Monday 30 April 2018 5.13pm
Viaggio in Italia (aka. Journey to Italy) 1954
A Roberto Rossellini Film
“If you hadn’t called me now, I would have thrown myself into the sea.”
“Isn’t that a little extreme?”
“Maybe, but it is what I would have done.
– Journey to Italy (1954)
It’s very interesting that Journey to Italy is the Rossellini film which frequently pops up on the Top 100 Films Ever list because on first viewing it isn’t the film that I would pick for being exceptional. Maybe because it is loosely structured and drifts, aimlessly at times, it is seen as a forerunner to Antonioni’s L’Avventura (1960) and Godard’s films like A bout de soufflé (1960) and Pierrot le fou (1965).
Katherine and Alex are a married couple travelling in Italy. His Uncle has died and he’s inherited a beautiful house which he is keen to sell as quickly as possible. He is a business man who is quickly shown to be someone who is easily bored, judgmental and dissmmissive. His work is his life and taking time to visit Italy like a tourist annoys him. He would rather have flow in, organised the sale of the property, flown out, and been home a week ago. During the course of these few days together their marriage starts to unravel.

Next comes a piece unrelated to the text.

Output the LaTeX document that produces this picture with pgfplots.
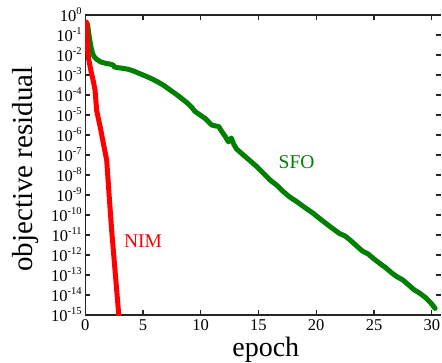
\documentclass[border=0pt]{standalone}
\usepackage{fontspec}
\setmainfont{Liberation Serif}
\usepackage{pgfplots}
\pgfplotsset{compat=1.18}
\definecolor{sfo}{rgb}{0,0.5,0}
\definecolor{axc}{gray}{0.15}
\newcommand\ylab[1]{10\raisebox{0.42em}{\fontsize{10.5}{11}\selectfont #1}}
\begin{document}
\begin{tikzpicture}
\begin{axis}[name=main,
  scale only axis, width=355.8pt, height=300pt,
  xmin=0, xmax=30.8,
  ymode=log, ymin=1e-15, ymax=1,
  ytick={1e-15,1e-14,1e-13,1e-12,1e-11,1e-10,1e-9,1e-8,1e-7,1e-6,1e-5,1e-4,1e-3,1e-2,1e-1,1},
  yminorticks=false,
  xtick={0,5,10,15,20,25,30},
  tick align=inside,
  major tick length=5pt,
  tick style={axc, line width=1.2pt},
  axis line style={axc, line width=1.3pt},
  tick label style={font=\fontsize{16.5}{18}\selectfont},
  xticklabel style={inner sep=1pt, yshift=-3.5pt},
  axis x line*=box, axis y line*=left,
  xticklabels={0,5,10,15,20,25,30},
  yticklabels={\ylab{-15},\ylab{-14},\ylab{-13},\ylab{-12},\ylab{-11},\ylab{-10},\ylab{-9},\ylab{-8},\ylab{-7},\ylab{-6},\ylab{-5},\ylab{-4},\ylab{-3},\ylab{-2},\ylab{-1},\ylab{0}},
  xlabel={epoch}, ylabel={objective residual},
  label style={font=\fontsize{29}{32}\selectfont, inner sep=1pt},
  xlabel style={font=\fontsize{28}{30}\selectfont, at={(axis description cs:0.5076,-0.138)}, anchor=base},
  ylabel style={at={(axis description cs:-0.147,0.487)}, anchor=base},
]
\addplot[sfo, line width=5pt, line join=round, line cap=round] coordinates {
(0.2,3.55e-1) (0.35,7.94e-2) (0.5,2.51e-2) (0.65,1.12e-2) (0.8,7.94e-3)
(1.0,6.03e-3) (1.35,4.47e-3) (1.8,3.80e-3) (2.2,3.47e-3) (2.4,3.16e-3)
(2.55,2.51e-3) (2.8,2.34e-3) (3.3,2.14e-3) (3.7,1.95e-3) (4.2,1.58e-3)
(4.8,1.12e-3) (5.3,8.51e-4) (5.8,6.31e-4) (6.3,4.47e-4) (6.8,3.02e-4)
(7.3,1.86e-4) (7.8,1.17e-4) (8.3,7.08e-5) (8.8,4.17e-5) (9.2,2.51e-5)
(9.5,1.51e-5) (10.0,9.55e-6) (10.4,6.61e-6) (10.95,3.16e-6) (11.3,2.82e-6)
(11.55,2.69e-6) (11.85,1.41e-6) (12.1,8.91e-7) (12.4,4.57e-7) (12.65,7.08e-7)
(12.85,3.55e-7) (13.1,2.00e-7) (13.69,1.00e-7) (14.2,5.62e-8) (14.85,2.63e-8)
(15.4,1.26e-8) (16.0,5.62e-9) (16.6,3.02e-9) (17.15,1.48e-9) (17.7,7.94e-10)
(18.31,4.68e-10) (19.0,2.40e-10) (19.75,1.20e-10) (20.5,5.37e-11) (21.2,2.63e-11)
(22.0,1.20e-11) (22.5,8.91e-12) (22.93,5.62e-12) (23.5,2.82e-12) (24.0,1.58e-12)
(24.5,1.12e-12) (24.94,6.76e-13) (25.5,3.80e-13) (26.0,2.34e-13) (26.5,1.32e-13)
(26.97,8.32e-14) (27.5,5.62e-14) (28.0,3.16e-14) (28.5,1.78e-14) (28.99,1.20e-14)
(29.5,7.08e-15) (30.0,3.55e-15) (30.29,2.14e-15)
};
\addplot[red, line width=5pt, line join=round, line cap=round] coordinates {
(0.1,4.47e-1) (0.15,1.0e-1) (0.22,1.58e-2) (0.3,6.31e-3) (0.5,1.58e-3)
(0.7,5.01e-4) (0.85,1.78e-4) (1.0,1.58e-5) (1.3,2.51e-6) (1.6,3.16e-7)
(1.86,5.62e-8) (2.07,1e-9) (2.29,1.78e-11) (2.58,1.78e-13) (2.87,1.78e-15)
(2.95,3.16e-16)
};
\node[text=sfo, font=\fontsize{19.5}{21}\selectfont] at (axis cs:18.3,4.47e-8) {SFO};
\node[text=red, font=\fontsize{19.5}{21}\selectfont] at (axis cs:5.0,5.01e-12) {NIM};
\end{axis}
\begin{axis}[
  scale only axis, width=355.8pt, height=300pt,
  xmin=0, xmax=30.8,
  ymode=log, ymin=1e-15, ymax=1,
  ytick={1e-15,1e-14,1e-13,1e-12,1e-11,1e-10,1e-9,1e-8,1e-7,1e-6,1e-5,1e-4,1e-3,1e-2,1e-1,1},
  yminorticks=false,
  tick align=inside,
  major tick length=5pt,
  tick style={axc, line width=1.2pt},
  axis x line=none, axis y line*=right,
  y axis line style={draw=none},
  yticklabels={},
]
\addplot[draw=none] coordinates {(1,1e-5)};
\end{axis}
\pgfresetboundingbox
\path[use as bounding box] (main.south west) ++(-85.2pt,-47pt) rectangle ++(442pt,362pt);
\end{tikzpicture}
\end{document}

In terms of a storyline it doesn’t lay a solid foundation for the change in behaviour of the couple from their first moments together in the car at the beginning. Things seem fine. Sure, he is opinionated and likes rubbishing things he doesn’t understand but it doesn’t mean that the relationship is already floundering. So, the reasons which change their feelings for each other, pulling them apart, and the sudden last minute reconciliation are awkward and unconvincing, if it is judged as a straightforward drama. If it is actually a groundbreaking film because of all these things, then what it does is more impressionistic than realistic. It’s like a series of scenes that are pulled out of their journey in Italy, and the connecting scenes that would have shown the breakdown little by little are omitted. The story throws a blanket over the story about their relationship in one scene in particular, in their hotel room, towards the beginning of the film. Katherine makes a comment to Alex, “This is the first time we’ve been really alone, ever since we married.” His response is as if it had never occurred to him, “Yes, I suppose it is.”
The basis for believing everything that follows about how they feel towards each other and the state of their marriage is covered by this and another line. George Sanders response can be taken as sarcastic/ironic (which is almost his trademark as an actor) or a realisation. It seems to me that it is more of the former and less of the latter.
Alex: Are you sure you know when I’m happy?
Katherine: No, ever since we left on this trip I’m not so sure. I realise for the first time that we are like strangers.
Alex: That’s right. After eight years of marriage it seems that we don’t know anything about each other.